—- At the Zaatari refugee camp in northern Jordan, football is being used as a tool to help displaced Syrians —- CHRISTIAN RADNEDGE reports:
More than 100,000 refugees now inhabit the Zaatari refugee camp. They have been – and continue – fleeing their homeland ever since the brutal civil war exploded into so much human devastation in 2011.
Zaatari was opened in July 2012 and is now the third largest city in Jordan. On a visit to the camp, visitors in the country for the Soccerex Asian Forum were able to see the work undertaken by Prince Ali bin Al Hussein’s Asian Football Development Project, UEFA and Spirit of Soccer.
One particular aim is to try to improve the lives of the children on the camp.
For FIFA vice-president Prince Ali, the conference provided the right platform to showcase the achievements of his project.
He says: “We have the right to show what the AFDP has done and also to discuss what we want to do. We want to do it in a proper way and definitely this platform is one of the ways to do it.

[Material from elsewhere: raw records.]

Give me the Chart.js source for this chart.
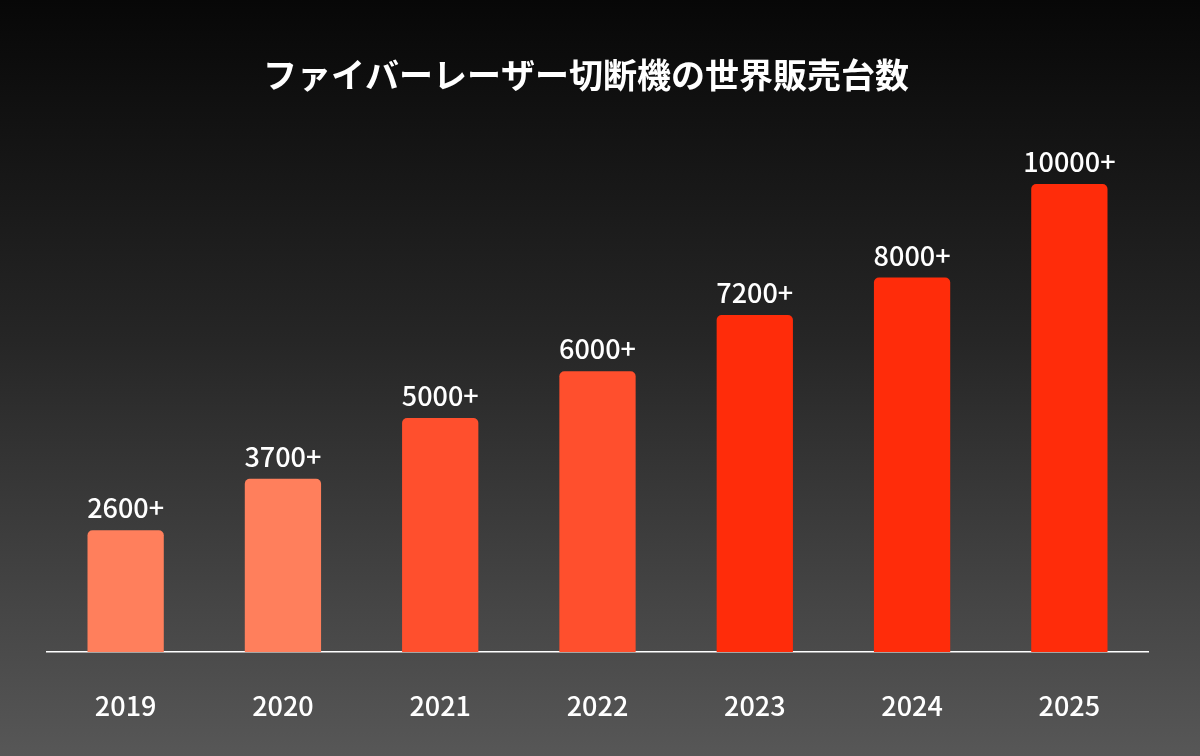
<!DOCTYPE html>
<html lang="ja">
<head>
  <meta charset="UTF-8" />
  <title>ファイバーレーザー切断機の世界販売台数</title>
  <script src="https://cdn.jsdelivr.net/npm/chart.js"></script>
  <style>
    html, body {
      margin: 0;
      padding: 0;
      width: 1200px;
      height: 756px;
      overflow: hidden;
      background: linear-gradient(to bottom, #070707 0%, #262626 45%, #575757 100%);
    }
    canvas { display: block; }
  </style>
</head>
<body>
  <canvas id="salesChart" width="1200" height="756"></canvas>

  <script>
    const years = ['2019', '2020', '2021', '2022', '2023', '2024', '2025'];
    const units = [2600, 3700, 5000, 6000, 7200, 8000, 10000];
    const unitLabels = ['2600+', '3700+', '5000+', '6000+', '7200+', '8000+', '10000+'];
    const barColors = ['#ff7f5c', '#ff7f5c', '#ff4f2d', '#ff4f2d', '#ff2c0a', '#ff2c0a', '#ff2c0a'];
    const title = 'ファイバーレーザー切断機の世界販売台数';

    const fontFamily = '"Noto Sans CJK JP", "Noto Sans", sans-serif';

    // title + value labels drawn on top of the bars
    const overlay = {
      id: 'overlay',
      afterDatasetsDraw(chart) {
        const ctx = chart.ctx;
        ctx.save();
        ctx.fillStyle = '#ffffff';
        ctx.textAlign = 'center';
        ctx.textBaseline = 'middle';
        ctx.font = `bold 34px ${fontFamily}`;
        ctx.fillText(title, 586, 75);
        ctx.font = `500 27px ${fontFamily}`;
        ctx.textBaseline = 'alphabetic';
        chart.getDatasetMeta(0).data.forEach((bar, i) => {
          ctx.fillText(unitLabels[i], bar.x, bar.y - 12);
        });
        ctx.restore();
      }
    };

    new Chart(document.getElementById('salesChart'), {
      type: 'bar',
      data: {
        labels: years,
        datasets: [{
          data: units,
          backgroundColor: barColors,
          borderRadius: { topLeft: 5, topRight: 5 },
          borderSkipped: 'bottom',
          categoryPercentage: 1,
          barPercentage: 0.485
        }]
      },
      options: {
        responsive: false,
        animation: false,
        devicePixelRatio: 1,
        layout: { padding: { top: 184, left: 47, right: 52, bottom: 0 } },
        plugins: { legend: { display: false }, tooltip: { enabled: false } },
        scales: {
          x: {
            grid: { display: false },
            border: { display: true, color: '#ffffff', width: 1.5 },
            ticks: { color: '#ffffff', padding: 30, font: { family: fontFamily, size: 27, weight: '500' } },
            afterFit: s => { s.height = 104; }
          },
          y: {
            display: false,
            min: 0,
            max: 10000
          }
        }
      },
      plugins: [overlay]
    });
  </script>
</body>
</html>
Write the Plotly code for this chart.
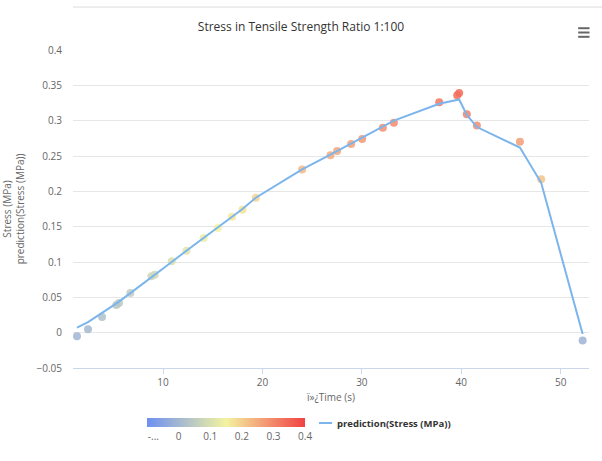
import plotly.graph_objects as go

time_s = [1.34, 2.45, 3.86, 5.30, 5.57, 6.71, 8.83, 9.16, 10.87, 12.35, 14.09, 15.50, 16.94, 17.99, 19.33,
          23.99, 26.84, 27.51, 28.92, 30.03, 32.11, 33.22, 37.78, 39.59, 39.79, 40.56, 41.57, 45.90, 48.04, 52.21]
stress = [-0.005, 0.005, 0.022, 0.039, 0.042, 0.056, 0.080, 0.082, 0.101, 0.116, 0.134, 0.148, 0.164, 0.174, 0.191,
          0.231, 0.251, 0.257, 0.267, 0.274, 0.290, 0.297, 0.326, 0.336, 0.339, 0.309, 0.293, 0.270, 0.217, -0.011]
prediction = [0.007, 0.015, 0.028, 0.041, 0.044, 0.056, 0.078, 0.082, 0.100, 0.116, 0.134, 0.149, 0.163, 0.175, 0.191,
              0.231, 0.252, 0.257, 0.267, 0.276, 0.291, 0.300, 0.324, 0.329, 0.330, 0.308, 0.291, 0.262, 0.212, -0.002]

cbar_tickvals = [-0.08, 0, 0.1, 0.2, 0.3, 0.4]
cbar_ticktext = ["-...", "0", "0.1", "0.2", "0.3", "0.4"]
y_ticks = [-0.05, 0, 0.05, 0.1, 0.15, 0.2, 0.25, 0.3, 0.35, 0.4]
x_ticks = [10, 20, 30, 40, 50]
line_name = "prediction(Stress (MPa))"

FONT = "Open Sans, Noto Sans, sans-serif"
LINE_COLOR = "#7cb5ec"
colorscale = [[0, "#6d8ff2"], [0.5, "#f3f3a0"], [0.8, "#f3876a"], [1, "#f04242"]]

fig = go.Figure()
fig.add_trace(go.Scatter(
    x=time_s, y=stress, mode="markers", name="Stress (MPa)", showlegend=False,
    marker=dict(size=8, color=stress, colorscale=colorscale, cmin=-0.1, cmax=0.4, opacity=0.85,
                line=dict(width=0),
                colorbar=dict(orientation="h", x=0.1436, xanchor="left", y=-0.157, yanchor="top",
                              lenmode="pixels", len=158, thickness=9, outlinewidth=0,
                              tickvals=cbar_tickvals, ticktext=cbar_ticktext, ticks="",
                              tickfont=dict(size=10, color="#666666", family=FONT),
                              ypad=0, xpad=0)),
))
fig.add_trace(go.Scatter(
    x=time_s, y=prediction, mode="lines", name=line_name, showlegend=False,
    line=dict(color=LINE_COLOR, width=2),
))

fig.update_layout(
    width=602, height=461,
    margin=dict(l=73, r=13, t=50, b=93),
    paper_bgcolor="white", plot_bgcolor="white",
    font=dict(family=FONT, color="#666666", size=10),
    title=dict(text="Stress in Tensile Strength Ratio 1:100", x=0.5, xanchor="center", y=0.942, yanchor="middle",
               font=dict(size=12, color="#333333", family=FONT)),
    xaxis=dict(range=[0.94, 52.85], tickvals=x_ticks, showgrid=False, zeroline=False, automargin=False,
               showline=True, linecolor="#ccd6eb", linewidth=1, ticks="outside", ticklen=5, tickcolor="#ccd6eb",
               tickfont=dict(size=10, color="#666666"),
               title=dict(text="ï»¿Time (s)", font=dict(size=10, color="#666666"), standoff=5)),
    yaxis=dict(range=[-0.05, 0.4], tickvals=y_ticks, showgrid=True, gridcolor="#e6e6e6", zeroline=False,
               automargin=False,
               tickfont=dict(size=10, color="#666666"), ticklabelstandoff=10,
               title=dict(text="Stress (MPa)<br>prediction(Stress (MPa))", font=dict(size=10, color="#666666"),
                          standoff=12)),
    showlegend=False,
    annotations=[
        dict(text="<b>" + line_name + "</b>", xref="paper", yref="paper", x=0.5078, y=-0.173,
             xanchor="left", yanchor="middle", showarrow=False,
             font=dict(size=9.5, color="#333333", family=FONT)),
    ],
    shapes=[
        dict(type="line", xref="paper", yref="paper", x0=0.4767, x1=0.502, y0=-0.173, y1=-0.173,
             line=dict(color=LINE_COLOR, width=2)),
        dict(type="line", xref="paper", yref="paper", x0=0, x1=1.03, y0=1.135, y1=1.135,
             line=dict(color="#dddddd", width=1)),
        dict(type="line", xref="paper", yref="paper", x0=0.979, x1=1.001, y0=1.0685, y1=1.0685,
             line=dict(color="#666666", width=2)),
        dict(type="line", xref="paper", yref="paper", x0=0.979, x1=1.001, y0=1.055, y1=1.055,
             line=dict(color="#666666", width=2)),
        dict(type="line", xref="paper", yref="paper", x0=0.979, x1=1.001, y0=1.0415, y1=1.0415,
             line=dict(color="#666666", width=2)),
    ],
)

fig.write_html("out.html")
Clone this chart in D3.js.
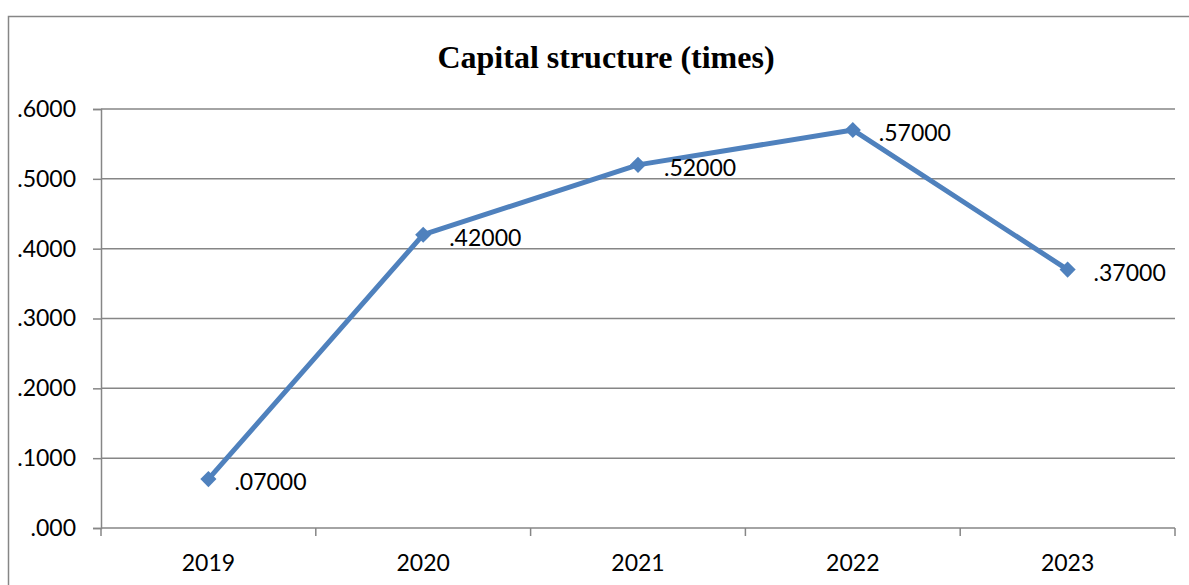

“We’re also looking at how we can develop the AFDP further and I think it’s a continual process so that’s we’re going to do in the next few days.”
On a visit to one of the smaller dusty pitches, it was amazing to see how ecstatic the children become when kicking a ball around. But their frustration soon makes an appearance. Little arguments break out among some of them and the tears speak about all those torments beyond words.
The unruliness is not confined to the younger ones, and is perhaps more prevalent in the young adults as Kilian Tobias Kleinschmidt, the camp manager for the United Nations High Commission for Refugees, explains.
He says: “We had a competition a couple of days ago it was the Korean ambassadors football cup and just around the end of the match one of the team scored to make it 2-1. Suddenly, the other team started attacking the referee because they felt that he had whistling before or something.
“So they couldn’t resolve that issue and the match was extended by another 40 minutes because until then the discussion continued. So it’s a still long way to go for them to see that the rules are the rules.
Rules and regulations
“Soccer becomes a very important aspect of recreating more healthy approach to competition, to create that adhesion to rules and regulations and follow some form of authority; to respect it.”
Lead partner with UNHCR is the Norwegian Refugee Council whose work has been assisted by the country’s football federation in providing two artificial ‘Norway Football Fields’ to support the soccer project.
Violence and riots within the camp a year ago have mostly subsided. The stone-throwing continues, as this writer felt first hand from a young girl before an older one stepped in.
But excitement for the game is immense, and a large queue forms when the visitors take turns in goal against a barrage of penalties from the kids.
Fatima, 13, beams when she describes her love of football: “As sport I enjoy it. I enjoy watching the matches”. She adds that her favourite team is Barcelona – Spanish football is a common theme in the camp.
In one of the tents Ziad Yousseff regrets that he will not be able to watch the World Cup next month but still predicts Spain to lift the trophy for a second successive time.
There is though the hope that Ziad may get to see the tournament after all.
“We are trying to figure out a way to show all the matches” says Kleinschmidt. “We had the proposal to put up big screens but the police wouldn’t like mass gatherings.
“So now we’re trying to come up with a plan to have smaller communal screenings and see if that will work – but I’m not sure.”
In his tent Ziad produces his pride and joy, and one of his only possessions in the world – a dusty white football with German flags emblazoned all over it.
“It was slashed only a day after we got it,” he says. “But we were able to stitch it back together and fix it.”
Talk of football heightens the excitement among the other refugees gathered, though that soon dissipates when they talk of Syria. They miss their home and the only hope they hold is their belief that Syria President Bashar Assad will be overthrown sooner or later.
“The Pharaoh probably had more mercy” Ziad says with a wry smile.
In the meantime the power of football can help a little. If all it takes is one ball and a goal, couldn’t more be done? Former Chelsea and West Ham United boss Avram Grant, who was also on the visit, thinks so.
He says: “It’s become more than a game. It’s a simple game that everybody loves but through this love they can get through a tough situation. Most of them enjoy it and they can learn a lot from it.
“If they weren’t playing football I don’t think they would be smiling so much – and not just because they scored a goal against me!”
When will there be more smiles for the people of Zaatari?